A SMALL digital billboard above the opposition National League for Democracy (NLD) headquarters in Rangoon announced the news, to uproar: Ms Aung San Suu Kyi has finally won a seat in Burma’s parliament.
Shortly after the announcement, traffic was shut off on the street and hundreds of supporters draped with red flags and emblazoned with the party symbol, a flying peacock, took to raucous celebration.
Throughout the day, the playing of loud music or display of party propaganda had been banned. But as soon as the clock struck six, convoys of trucks mounted with tulip speakers wound their way down Pyay Road, past Lake Inya, overlooked by Ms Aung San Suu Kyi’s house, covered with people gripping red flags and screaming at the sky.
It may have been an early announcement, but if confirmed the victory that marks a huge milestone for Burma, a country in which the military has ruled almost exclusively for 50 years and where the military-backed government now seeks to improve ties with the West.
On the eve of the elections, after a gruelling three-month campaign in which the 66-year-old travelled the length of the country, Ms Suu Kyi slept in her hometown, the tiny village of Wah Tin Kha, the seat that she has been contesting.
Throngs of supporters held an overnight vigil outside her house before heading to polling stations that opened at 6am in the morning. Residents here are starkly aware of the need for development.
“If you vote for us,” Ms Suu Kyi said to a crowd a crowd standing in the dark outside her house, “we will win and be able to help you develop.”
Even if Ms Suu Kyi’s party, the NLD, win all of the 45 seats it is contesting, it will not come close to changing the balance of power in the country, as the total number of seats up for election represents less than 7 per cent of the 664-seat parliament.

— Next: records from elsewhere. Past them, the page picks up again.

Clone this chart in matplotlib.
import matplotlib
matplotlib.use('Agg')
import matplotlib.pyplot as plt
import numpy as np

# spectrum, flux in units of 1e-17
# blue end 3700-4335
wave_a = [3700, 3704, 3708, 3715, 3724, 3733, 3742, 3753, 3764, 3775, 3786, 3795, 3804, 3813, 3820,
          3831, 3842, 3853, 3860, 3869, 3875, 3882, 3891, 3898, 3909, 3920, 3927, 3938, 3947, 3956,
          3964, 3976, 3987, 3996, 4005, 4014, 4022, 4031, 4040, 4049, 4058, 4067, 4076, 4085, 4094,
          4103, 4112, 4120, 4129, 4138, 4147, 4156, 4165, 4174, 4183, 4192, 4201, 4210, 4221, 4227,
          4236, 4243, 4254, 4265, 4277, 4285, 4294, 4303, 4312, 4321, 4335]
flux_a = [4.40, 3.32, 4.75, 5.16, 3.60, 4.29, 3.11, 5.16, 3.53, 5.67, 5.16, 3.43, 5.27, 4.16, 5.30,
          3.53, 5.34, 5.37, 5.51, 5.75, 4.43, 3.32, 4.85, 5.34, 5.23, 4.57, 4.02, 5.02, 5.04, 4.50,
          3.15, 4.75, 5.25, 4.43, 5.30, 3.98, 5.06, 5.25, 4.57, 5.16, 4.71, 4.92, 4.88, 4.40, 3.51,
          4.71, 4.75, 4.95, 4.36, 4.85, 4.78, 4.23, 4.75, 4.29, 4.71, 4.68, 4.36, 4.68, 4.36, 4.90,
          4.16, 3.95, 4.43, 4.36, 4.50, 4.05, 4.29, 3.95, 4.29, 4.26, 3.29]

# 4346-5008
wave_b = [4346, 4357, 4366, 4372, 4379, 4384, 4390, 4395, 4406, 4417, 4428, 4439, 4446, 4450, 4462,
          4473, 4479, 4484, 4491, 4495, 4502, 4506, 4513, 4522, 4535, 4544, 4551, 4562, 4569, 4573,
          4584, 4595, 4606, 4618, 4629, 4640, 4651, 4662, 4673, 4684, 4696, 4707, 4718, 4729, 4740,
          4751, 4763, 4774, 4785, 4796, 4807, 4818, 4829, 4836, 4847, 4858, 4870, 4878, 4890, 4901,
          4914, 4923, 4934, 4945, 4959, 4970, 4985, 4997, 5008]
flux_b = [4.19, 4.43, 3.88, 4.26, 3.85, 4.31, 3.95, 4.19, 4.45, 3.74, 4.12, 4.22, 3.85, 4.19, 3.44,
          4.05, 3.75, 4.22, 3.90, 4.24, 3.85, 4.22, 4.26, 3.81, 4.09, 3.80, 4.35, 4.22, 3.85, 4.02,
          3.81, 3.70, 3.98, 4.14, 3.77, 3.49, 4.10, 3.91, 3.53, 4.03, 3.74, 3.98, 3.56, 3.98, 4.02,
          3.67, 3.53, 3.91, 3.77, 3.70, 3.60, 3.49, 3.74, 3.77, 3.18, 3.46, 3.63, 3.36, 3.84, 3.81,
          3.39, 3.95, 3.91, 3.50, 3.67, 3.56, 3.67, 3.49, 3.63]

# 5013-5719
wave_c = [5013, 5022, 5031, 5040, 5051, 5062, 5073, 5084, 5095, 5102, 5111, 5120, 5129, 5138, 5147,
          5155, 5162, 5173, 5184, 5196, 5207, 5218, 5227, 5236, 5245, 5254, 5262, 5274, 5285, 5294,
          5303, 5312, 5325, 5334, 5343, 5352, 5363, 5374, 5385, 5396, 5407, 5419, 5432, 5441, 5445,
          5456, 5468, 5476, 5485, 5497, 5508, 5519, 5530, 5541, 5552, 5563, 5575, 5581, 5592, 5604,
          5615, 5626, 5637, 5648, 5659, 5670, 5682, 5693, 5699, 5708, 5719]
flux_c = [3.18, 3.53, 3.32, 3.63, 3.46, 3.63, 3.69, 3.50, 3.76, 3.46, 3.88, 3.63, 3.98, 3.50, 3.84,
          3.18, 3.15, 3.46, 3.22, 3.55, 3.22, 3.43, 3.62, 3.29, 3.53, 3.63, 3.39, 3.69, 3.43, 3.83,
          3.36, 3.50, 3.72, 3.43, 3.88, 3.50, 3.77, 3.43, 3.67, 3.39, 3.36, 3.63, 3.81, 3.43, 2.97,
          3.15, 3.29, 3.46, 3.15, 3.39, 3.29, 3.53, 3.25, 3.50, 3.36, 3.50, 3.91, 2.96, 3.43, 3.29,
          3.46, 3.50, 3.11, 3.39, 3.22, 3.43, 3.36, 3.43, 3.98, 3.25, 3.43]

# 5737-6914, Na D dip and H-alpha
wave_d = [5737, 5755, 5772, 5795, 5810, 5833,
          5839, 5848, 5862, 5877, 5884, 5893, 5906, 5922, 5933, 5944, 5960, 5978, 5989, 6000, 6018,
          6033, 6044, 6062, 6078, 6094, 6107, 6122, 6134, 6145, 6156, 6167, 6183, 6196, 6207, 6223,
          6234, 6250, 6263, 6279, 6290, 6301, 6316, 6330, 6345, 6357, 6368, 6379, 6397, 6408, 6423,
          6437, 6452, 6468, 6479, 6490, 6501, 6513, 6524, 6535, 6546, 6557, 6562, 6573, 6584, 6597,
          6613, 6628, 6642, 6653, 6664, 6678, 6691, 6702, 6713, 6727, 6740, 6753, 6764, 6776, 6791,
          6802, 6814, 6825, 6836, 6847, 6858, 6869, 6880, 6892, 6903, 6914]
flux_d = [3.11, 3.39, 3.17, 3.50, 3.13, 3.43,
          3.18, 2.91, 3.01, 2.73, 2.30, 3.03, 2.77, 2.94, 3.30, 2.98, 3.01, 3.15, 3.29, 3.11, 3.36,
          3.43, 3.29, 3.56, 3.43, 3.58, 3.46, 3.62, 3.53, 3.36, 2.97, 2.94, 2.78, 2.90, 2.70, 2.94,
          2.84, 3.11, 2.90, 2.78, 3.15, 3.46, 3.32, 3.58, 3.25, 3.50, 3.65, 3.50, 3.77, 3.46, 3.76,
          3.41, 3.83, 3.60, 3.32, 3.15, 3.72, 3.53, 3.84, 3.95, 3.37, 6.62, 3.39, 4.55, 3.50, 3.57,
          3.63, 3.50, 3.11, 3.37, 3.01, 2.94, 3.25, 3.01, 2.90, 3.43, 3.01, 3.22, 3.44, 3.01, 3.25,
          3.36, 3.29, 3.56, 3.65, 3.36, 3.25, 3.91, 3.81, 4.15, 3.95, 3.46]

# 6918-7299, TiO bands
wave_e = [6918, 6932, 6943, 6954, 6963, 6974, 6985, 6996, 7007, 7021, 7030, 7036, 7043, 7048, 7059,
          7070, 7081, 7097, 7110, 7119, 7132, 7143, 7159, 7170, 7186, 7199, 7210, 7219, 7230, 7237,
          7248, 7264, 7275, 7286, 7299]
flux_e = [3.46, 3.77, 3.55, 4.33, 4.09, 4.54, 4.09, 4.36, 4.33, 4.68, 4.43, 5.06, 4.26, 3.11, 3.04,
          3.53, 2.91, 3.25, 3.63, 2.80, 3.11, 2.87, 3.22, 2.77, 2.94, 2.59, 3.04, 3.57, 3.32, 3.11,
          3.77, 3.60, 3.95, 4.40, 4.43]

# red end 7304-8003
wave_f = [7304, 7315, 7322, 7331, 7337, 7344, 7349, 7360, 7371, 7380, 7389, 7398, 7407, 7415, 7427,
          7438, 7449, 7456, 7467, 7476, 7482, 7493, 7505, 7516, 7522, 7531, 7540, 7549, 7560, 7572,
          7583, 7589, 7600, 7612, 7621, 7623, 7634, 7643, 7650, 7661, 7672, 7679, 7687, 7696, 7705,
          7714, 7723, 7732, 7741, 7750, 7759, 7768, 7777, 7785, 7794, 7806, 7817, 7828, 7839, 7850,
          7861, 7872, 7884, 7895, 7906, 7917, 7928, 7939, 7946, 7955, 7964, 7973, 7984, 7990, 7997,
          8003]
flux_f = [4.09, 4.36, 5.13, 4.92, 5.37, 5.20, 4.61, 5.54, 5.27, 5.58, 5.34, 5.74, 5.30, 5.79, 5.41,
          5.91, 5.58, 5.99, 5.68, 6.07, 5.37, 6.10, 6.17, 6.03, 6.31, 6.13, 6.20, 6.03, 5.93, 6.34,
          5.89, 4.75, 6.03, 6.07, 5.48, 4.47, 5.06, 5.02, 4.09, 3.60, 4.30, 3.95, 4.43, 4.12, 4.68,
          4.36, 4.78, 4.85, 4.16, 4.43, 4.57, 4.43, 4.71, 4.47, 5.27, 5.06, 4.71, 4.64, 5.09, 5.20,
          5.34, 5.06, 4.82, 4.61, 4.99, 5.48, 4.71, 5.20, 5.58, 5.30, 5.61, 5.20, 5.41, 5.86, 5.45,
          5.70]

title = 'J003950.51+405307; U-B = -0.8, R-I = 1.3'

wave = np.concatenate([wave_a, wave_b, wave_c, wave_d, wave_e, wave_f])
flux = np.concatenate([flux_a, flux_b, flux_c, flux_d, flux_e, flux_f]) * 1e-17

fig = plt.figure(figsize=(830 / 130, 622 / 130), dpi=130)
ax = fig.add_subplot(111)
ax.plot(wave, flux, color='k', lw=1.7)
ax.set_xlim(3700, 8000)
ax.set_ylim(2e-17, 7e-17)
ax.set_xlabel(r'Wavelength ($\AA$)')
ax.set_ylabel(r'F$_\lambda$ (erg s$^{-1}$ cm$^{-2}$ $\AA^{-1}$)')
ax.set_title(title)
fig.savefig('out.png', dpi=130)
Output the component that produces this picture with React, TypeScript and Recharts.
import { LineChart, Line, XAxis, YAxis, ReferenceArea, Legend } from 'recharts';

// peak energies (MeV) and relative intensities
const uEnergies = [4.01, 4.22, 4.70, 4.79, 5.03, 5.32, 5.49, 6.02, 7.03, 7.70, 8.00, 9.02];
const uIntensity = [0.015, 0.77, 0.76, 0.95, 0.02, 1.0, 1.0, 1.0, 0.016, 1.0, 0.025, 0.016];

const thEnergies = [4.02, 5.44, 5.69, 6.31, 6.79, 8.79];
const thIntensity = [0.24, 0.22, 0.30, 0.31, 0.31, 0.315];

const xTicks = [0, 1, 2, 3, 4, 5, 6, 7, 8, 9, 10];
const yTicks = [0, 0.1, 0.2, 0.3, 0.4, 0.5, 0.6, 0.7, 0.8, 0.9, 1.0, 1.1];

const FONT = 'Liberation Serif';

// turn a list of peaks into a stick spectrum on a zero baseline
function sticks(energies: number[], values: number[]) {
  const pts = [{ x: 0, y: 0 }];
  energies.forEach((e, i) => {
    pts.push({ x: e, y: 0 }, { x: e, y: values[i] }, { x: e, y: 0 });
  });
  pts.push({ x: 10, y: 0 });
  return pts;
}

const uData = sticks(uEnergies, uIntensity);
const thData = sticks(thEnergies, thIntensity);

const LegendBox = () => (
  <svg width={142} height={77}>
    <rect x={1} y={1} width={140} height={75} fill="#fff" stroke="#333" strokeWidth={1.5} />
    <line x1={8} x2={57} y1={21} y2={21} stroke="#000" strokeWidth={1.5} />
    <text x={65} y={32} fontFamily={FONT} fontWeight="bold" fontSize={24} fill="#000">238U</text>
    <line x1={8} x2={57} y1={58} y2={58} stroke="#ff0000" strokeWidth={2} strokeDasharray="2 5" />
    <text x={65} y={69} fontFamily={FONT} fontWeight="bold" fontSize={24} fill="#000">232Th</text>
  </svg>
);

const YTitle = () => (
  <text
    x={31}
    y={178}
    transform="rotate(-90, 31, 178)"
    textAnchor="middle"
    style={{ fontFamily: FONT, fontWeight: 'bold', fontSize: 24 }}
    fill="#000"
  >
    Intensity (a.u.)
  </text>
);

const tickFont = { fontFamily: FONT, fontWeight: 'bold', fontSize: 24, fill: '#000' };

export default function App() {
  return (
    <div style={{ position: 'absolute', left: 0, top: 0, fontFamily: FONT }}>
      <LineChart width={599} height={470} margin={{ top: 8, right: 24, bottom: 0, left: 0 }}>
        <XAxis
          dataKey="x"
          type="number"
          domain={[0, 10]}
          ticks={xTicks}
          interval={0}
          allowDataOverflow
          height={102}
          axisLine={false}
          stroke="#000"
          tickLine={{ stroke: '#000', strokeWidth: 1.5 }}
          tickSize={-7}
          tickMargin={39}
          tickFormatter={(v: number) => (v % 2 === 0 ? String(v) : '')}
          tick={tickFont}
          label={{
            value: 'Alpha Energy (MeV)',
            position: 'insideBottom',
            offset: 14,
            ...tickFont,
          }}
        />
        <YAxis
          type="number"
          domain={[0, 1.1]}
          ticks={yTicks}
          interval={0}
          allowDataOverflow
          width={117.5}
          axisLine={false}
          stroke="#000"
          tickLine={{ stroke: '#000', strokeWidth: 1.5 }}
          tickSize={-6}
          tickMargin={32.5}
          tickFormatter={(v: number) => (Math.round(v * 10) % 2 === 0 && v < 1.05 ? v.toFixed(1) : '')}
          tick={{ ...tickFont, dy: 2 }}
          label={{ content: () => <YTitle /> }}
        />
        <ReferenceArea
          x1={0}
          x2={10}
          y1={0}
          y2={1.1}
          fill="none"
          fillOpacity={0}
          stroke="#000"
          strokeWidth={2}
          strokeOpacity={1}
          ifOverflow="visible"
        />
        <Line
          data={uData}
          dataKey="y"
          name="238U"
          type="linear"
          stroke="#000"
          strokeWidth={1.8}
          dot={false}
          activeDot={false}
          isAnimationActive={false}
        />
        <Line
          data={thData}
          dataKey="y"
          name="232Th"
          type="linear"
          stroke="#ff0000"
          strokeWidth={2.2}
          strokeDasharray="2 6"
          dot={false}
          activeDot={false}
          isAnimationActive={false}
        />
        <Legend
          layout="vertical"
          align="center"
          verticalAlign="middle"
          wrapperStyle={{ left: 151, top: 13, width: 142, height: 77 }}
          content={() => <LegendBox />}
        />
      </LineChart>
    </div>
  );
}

What her long-awaited entry into Burmese politics will do is open up a new line of trade between Burma and the US, which has hoped to expand its influence in the Asia-Pacific region, the EU and Australia, potentially unleashing a wave of investment in the impoverished, but resource-rich country that borders India and China.
Maxic Biellan, a businessman who travelled 20 miles out of Rangoon to hear Ms Suu Kyi talk, spoke of his reasons for voting NLD: “I have enough for food and shelter, but our people are suffering economically, so every day I suffer because of them. Our country depends on Europe and America, not China. The Chinese only take from this country. If the US and EU gather around us, we will be able to develop.”
Critics saw Ms Suu Kyi’s decision to work with president Thein Sein as a huge risk, speculating her political voice as a dissident may be drowned out once she enters legitimate politics.
In the lead-up to the elections, Ms Suu Kyi cast doubt on the ballot, saying it could not be called free or fair because of irregularities in voting lists, intimidation and harassment. Old habits die hard, it seems, as on the night she lay sleeping in Wah Tin Kha, local radio reported 15 government trucks driving through the district giving locals misinformation to spoil their votes.
Once in parliament, however, she can seek to challenge government policy from within.
“They need her and she needs them to break 25 years of political stalemate,” said Dr Maung Zarni, a Burma expert and visiting fellow at the London School of Economics. “She holds the key for the regime’s need for international acceptance and normalisation.”
As political songs echo through Rangoon, all eyes are on the pace of reforms in the future. The Burmese are well aware of the military’s capacity to procrastinate and stymie progress.
If recent months are anything to go by, the country has taken a giant leap towards the long-heralded new dawn the world anticipates.